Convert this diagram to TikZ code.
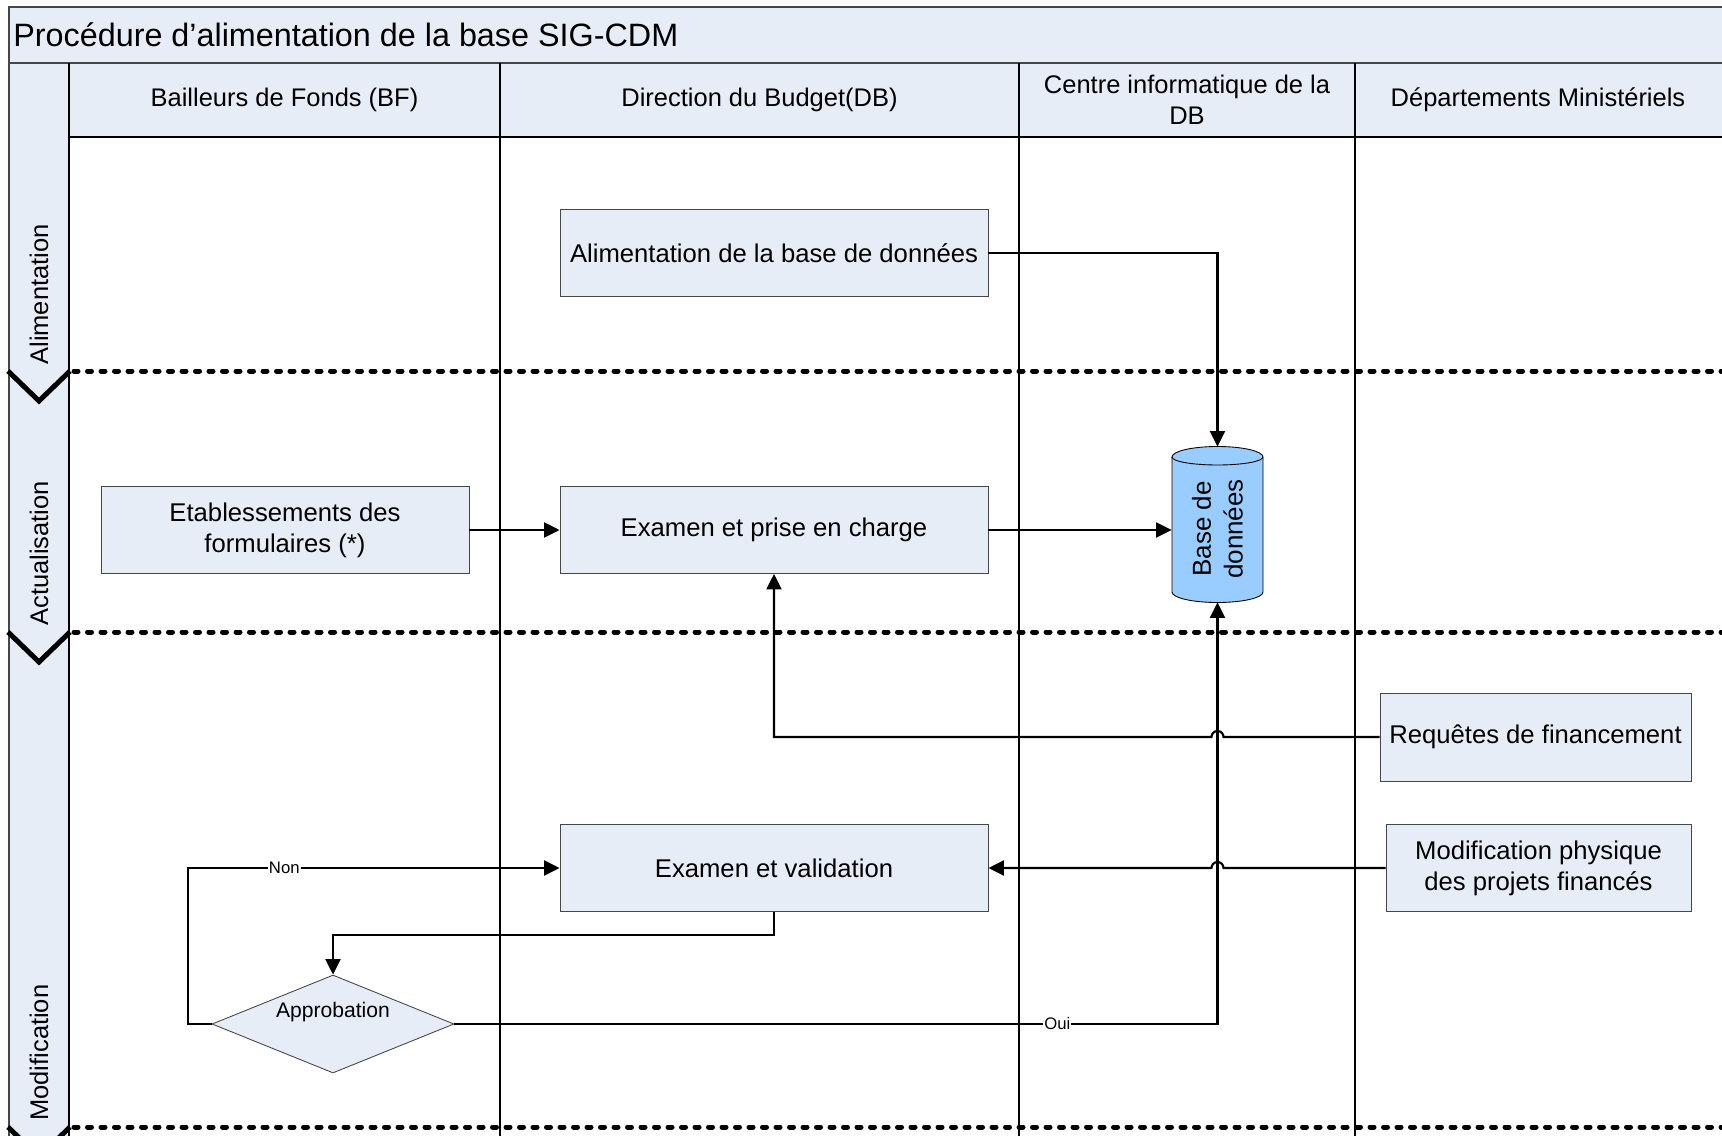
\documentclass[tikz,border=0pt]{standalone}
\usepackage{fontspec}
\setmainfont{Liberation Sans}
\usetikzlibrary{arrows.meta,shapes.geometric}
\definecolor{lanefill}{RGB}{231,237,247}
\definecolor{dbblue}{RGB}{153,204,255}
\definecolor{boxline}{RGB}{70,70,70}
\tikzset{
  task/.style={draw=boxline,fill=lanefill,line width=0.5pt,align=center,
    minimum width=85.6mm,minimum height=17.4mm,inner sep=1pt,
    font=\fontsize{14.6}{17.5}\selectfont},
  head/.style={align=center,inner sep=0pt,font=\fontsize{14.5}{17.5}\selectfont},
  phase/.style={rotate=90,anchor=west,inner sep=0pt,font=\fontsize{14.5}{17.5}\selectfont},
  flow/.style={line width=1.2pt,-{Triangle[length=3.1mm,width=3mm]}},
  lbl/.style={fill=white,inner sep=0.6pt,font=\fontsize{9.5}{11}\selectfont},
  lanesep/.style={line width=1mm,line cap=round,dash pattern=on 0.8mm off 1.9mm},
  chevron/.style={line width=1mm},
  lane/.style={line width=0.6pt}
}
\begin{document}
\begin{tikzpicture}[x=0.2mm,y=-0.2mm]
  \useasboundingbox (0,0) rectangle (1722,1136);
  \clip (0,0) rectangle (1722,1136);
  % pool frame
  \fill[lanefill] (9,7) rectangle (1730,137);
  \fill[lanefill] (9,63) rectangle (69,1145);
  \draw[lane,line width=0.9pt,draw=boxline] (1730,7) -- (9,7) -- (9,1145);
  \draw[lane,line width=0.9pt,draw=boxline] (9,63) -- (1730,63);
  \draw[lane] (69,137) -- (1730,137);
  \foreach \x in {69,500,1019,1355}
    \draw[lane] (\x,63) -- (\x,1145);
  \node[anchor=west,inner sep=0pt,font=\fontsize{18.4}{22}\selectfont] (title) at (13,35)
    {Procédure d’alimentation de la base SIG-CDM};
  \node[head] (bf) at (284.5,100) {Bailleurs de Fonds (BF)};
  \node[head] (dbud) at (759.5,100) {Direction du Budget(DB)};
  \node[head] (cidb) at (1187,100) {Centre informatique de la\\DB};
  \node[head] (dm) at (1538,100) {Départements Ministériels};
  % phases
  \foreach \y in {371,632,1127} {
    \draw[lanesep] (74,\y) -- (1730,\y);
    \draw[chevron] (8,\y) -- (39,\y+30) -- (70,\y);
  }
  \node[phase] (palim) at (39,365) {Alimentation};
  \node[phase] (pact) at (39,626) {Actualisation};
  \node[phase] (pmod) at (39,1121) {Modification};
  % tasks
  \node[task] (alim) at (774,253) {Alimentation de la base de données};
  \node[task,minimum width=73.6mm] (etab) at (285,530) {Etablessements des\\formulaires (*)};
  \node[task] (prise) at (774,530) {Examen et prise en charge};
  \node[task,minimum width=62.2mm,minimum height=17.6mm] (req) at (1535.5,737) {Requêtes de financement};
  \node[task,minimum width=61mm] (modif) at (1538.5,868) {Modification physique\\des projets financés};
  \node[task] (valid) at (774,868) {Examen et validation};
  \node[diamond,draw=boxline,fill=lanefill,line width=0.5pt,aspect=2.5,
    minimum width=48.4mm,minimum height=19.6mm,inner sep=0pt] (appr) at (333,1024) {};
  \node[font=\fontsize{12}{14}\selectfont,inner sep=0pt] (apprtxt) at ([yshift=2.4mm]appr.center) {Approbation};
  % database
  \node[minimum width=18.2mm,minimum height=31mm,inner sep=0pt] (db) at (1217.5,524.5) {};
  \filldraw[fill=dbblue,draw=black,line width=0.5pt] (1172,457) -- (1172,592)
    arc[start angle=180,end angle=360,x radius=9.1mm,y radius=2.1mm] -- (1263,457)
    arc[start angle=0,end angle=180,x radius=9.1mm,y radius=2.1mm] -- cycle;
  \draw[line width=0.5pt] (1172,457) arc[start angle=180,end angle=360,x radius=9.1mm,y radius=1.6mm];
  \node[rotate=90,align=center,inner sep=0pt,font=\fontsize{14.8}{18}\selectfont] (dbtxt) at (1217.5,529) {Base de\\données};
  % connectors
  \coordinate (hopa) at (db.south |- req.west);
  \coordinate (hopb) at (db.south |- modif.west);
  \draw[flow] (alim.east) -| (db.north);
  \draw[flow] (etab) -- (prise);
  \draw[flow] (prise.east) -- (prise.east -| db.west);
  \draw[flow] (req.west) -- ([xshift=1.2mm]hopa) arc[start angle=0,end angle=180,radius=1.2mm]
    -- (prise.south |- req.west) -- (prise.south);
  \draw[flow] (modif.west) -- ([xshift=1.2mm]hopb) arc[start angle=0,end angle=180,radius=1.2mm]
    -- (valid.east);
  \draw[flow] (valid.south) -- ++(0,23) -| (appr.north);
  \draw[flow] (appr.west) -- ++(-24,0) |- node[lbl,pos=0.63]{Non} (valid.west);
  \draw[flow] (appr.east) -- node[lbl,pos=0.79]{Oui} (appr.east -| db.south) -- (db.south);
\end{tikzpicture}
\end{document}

━━━━━━━━

- [Stated problem]:
Omit every picture while copying the listing above exactly.

- [Solution to this task]:
Convert this diagram to TikZ code.
\documentclass[tikz,border=0pt]{standalone}
\usepackage{fontspec}
\setmainfont{Liberation Sans}
\usetikzlibrary{arrows.meta,shapes.geometric}
\definecolor{lanefill}{RGB}{231,237,247}
\definecolor{dbblue}{RGB}{153,204,255}
\definecolor{boxline}{RGB}{70,70,70}
\tikzset{
  task/.style={draw=boxline,fill=lanefill,line width=0.5pt,align=center,
    minimum width=85.6mm,minimum height=17.4mm,inner sep=1pt,
    font=\fontsize{14.6}{17.5}\selectfont},
  head/.style={align=center,inner sep=0pt,font=\fontsize{14.5}{17.5}\selectfont},
  phase/.style={rotate=90,anchor=west,inner sep=0pt,font=\fontsize{14.5}{17.5}\selectfont},
  flow/.style={line width=1.2pt,-{Triangle[length=3.1mm,width=3mm]}},
  lbl/.style={fill=white,inner sep=0.6pt,font=\fontsize{9.5}{11}\selectfont},
  lanesep/.style={line width=1mm,line cap=round,dash pattern=on 0.8mm off 1.9mm},
  chevron/.style={line width=1mm},
  lane/.style={line width=0.6pt}
}
\begin{document}
\begin{tikzpicture}[x=0.2mm,y=-0.2mm]
  \useasboundingbox (0,0) rectangle (1722,1136);
  \clip (0,0) rectangle (1722,1136);
  % pool frame
  \fill[lanefill] (9,7) rectangle (1730,137);
  \fill[lanefill] (9,63) rectangle (69,1145);
  \draw[lane,line width=0.9pt,draw=boxline] (1730,7) -- (9,7) -- (9,1145);
  \draw[lane,line width=0.9pt,draw=boxline] (9,63) -- (1730,63);
  \draw[lane] (69,137) -- (1730,137);
  \foreach \x in {69,500,1019,1355}
    \draw[lane] (\x,63) -- (\x,1145);
  \node[anchor=west,inner sep=0pt,font=\fontsize{18.4}{22}\selectfont] (title) at (13,35)
    {Procédure d’alimentation de la base SIG-CDM};
  \node[head] (bf) at (284.5,100) {Bailleurs de Fonds (BF)};
  \node[head] (dbud) at (759.5,100) {Direction du Budget(DB)};
  \node[head] (cidb) at (1187,100) {Centre informatique de la\\DB};
  \node[head] (dm) at (1538,100) {Départements Ministériels};
  % phases
  \foreach \y in {371,632,1127} {
    \draw[lanesep] (74,\y) -- (1730,\y);
    \draw[chevron] (8,\y) -- (39,\y+30) -- (70,\y);
  }
  \node[phase] (palim) at (39,365) {Alimentation};
  \node[phase] (pact) at (39,626) {Actualisation};
  \node[phase] (pmod) at (39,1121) {Modification};
  % tasks
  \node[task] (alim) at (774,253) {Alimentation de la base de données};
  \node[task,minimum width=73.6mm] (etab) at (285,530) {Etablessements des\\formulaires (*)};
  \node[task] (prise) at (774,530) {Examen et prise en charge};
  \node[task,minimum width=62.2mm,minimum height=17.6mm] (req) at (1535.5,737) {Requêtes de financement};
  \node[task,minimum width=61mm] (modif) at (1538.5,868) {Modification physique\\des projets financés};
  \node[task] (valid) at (774,868) {Examen et validation};
  \node[diamond,draw=boxline,fill=lanefill,line width=0.5pt,aspect=2.5,
    minimum width=48.4mm,minimum height=19.6mm,inner sep=0pt] (appr) at (333,1024) {};
  \node[font=\fontsize{12}{14}\selectfont,inner sep=0pt] (apprtxt) at ([yshift=2.4mm]appr.center) {Approbation};
  % database
  \node[minimum width=18.2mm,minimum height=31mm,inner sep=0pt] (db) at (1217.5,524.5) {};
  \filldraw[fill=dbblue,draw=black,line width=0.5pt] (1172,457) -- (1172,592)
    arc[start angle=180,end angle=360,x radius=9.1mm,y radius=2.1mm] -- (1263,457)
    arc[start angle=0,end angle=180,x radius=9.1mm,y radius=2.1mm] -- cycle;
  \draw[line width=0.5pt] (1172,457) arc[start angle=180,end angle=360,x radius=9.1mm,y radius=1.6mm];
  \node[rotate=90,align=center,inner sep=0pt,font=\fontsize{14.8}{18}\selectfont] (dbtxt) at (1217.5,529) {Base de\\données};
  % connectors
  \coordinate (hopa) at (db.south |- req.west);
  \coordinate (hopb) at (db.south |- modif.west);
  \draw[flow] (alim.east) -| (db.north);
  \draw[flow] (etab) -- (prise);
  \draw[flow] (prise.east) -- (prise.east -| db.west);
  \draw[flow] (req.west) -- ([xshift=1.2mm]hopa) arc[start angle=0,end angle=180,radius=1.2mm]
    -- (prise.south |- req.west) -- (prise.south);
  \draw[flow] (modif.west) -- ([xshift=1.2mm]hopb) arc[start angle=0,end angle=180,radius=1.2mm]
    -- (valid.east);
  \draw[flow] (valid.south) -- ++(0,23) -| (appr.north);
  \draw[flow] (appr.west) -- ++(-24,0) |- node[lbl,pos=0.63]{Non} (valid.west);
  \draw[flow] (appr.east) -- node[lbl,pos=0.79]{Oui} (appr.east -| db.south) -- (db.south);
\end{tikzpicture}
\end{document}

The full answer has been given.